Originally posted by kevcvs57
If you address my second post I will take it back, or you could carry on being a disingenuous wind up whose game is getting tired.
Seeing as how I already own two dogs, and am not interested in acquiring a third, I fail to see why investing effort that would be rewarded by you "taking it back" (whatever you were planning on recovering) is in my immediate interests.
EDIT: But I've never been called a "wind-up" before. I'm not sure what that is, but it sounds vaguely industrial. Which I like. So here goes. I think that people have te right to self-determination. That includes, if quality of life is deteriorating, the decision over when to end one's life with dignity and in comfort.

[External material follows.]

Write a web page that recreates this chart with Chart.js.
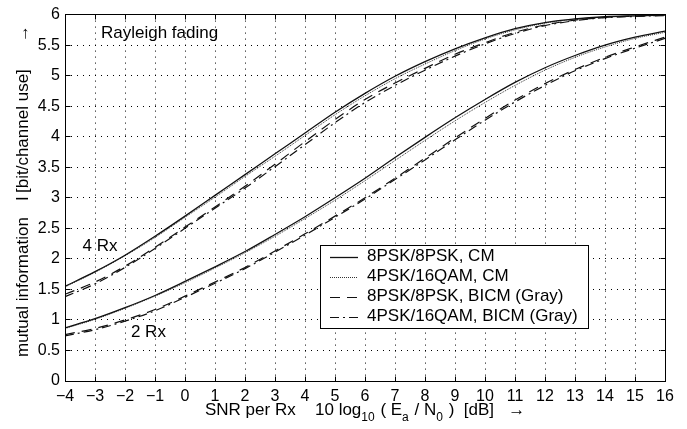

Now with regard to the proper place of religion in society, my country teaches that people have the right to practice their religion without fear of persecution. We have freedom of religion, not freedom from religion. I find regrettable the fervor of the social conservatives in my country, and some of their more extreme beliefs. However, I also find them to be a necessary counterbalance to the atheist crowd that worships man and the power of the state.
A trip to Hungary and East Berlin helped inform my views on socialism, communism, and atheism. Budapest has districts that were built during the era of Soviet rule, and the differences between those parts of the city and the parts that had been built when God was worshipped could not be more different. The Soviet-era Budapest had squat, featureless, barely functional buildings. The absence (or more accurately, the rejection) of God was tangible. So too it was in East Berlin; but nowhere on earth have I felt a more thorough rejection of God than Dachau.
Religion gives us fits, certainly, and has caused its fair share of wars, suffering, and death. But at its best, religion also gives us reverence for life. It is the Godless policy that is the topic of this thread, not the abstraction of religion, that stains society.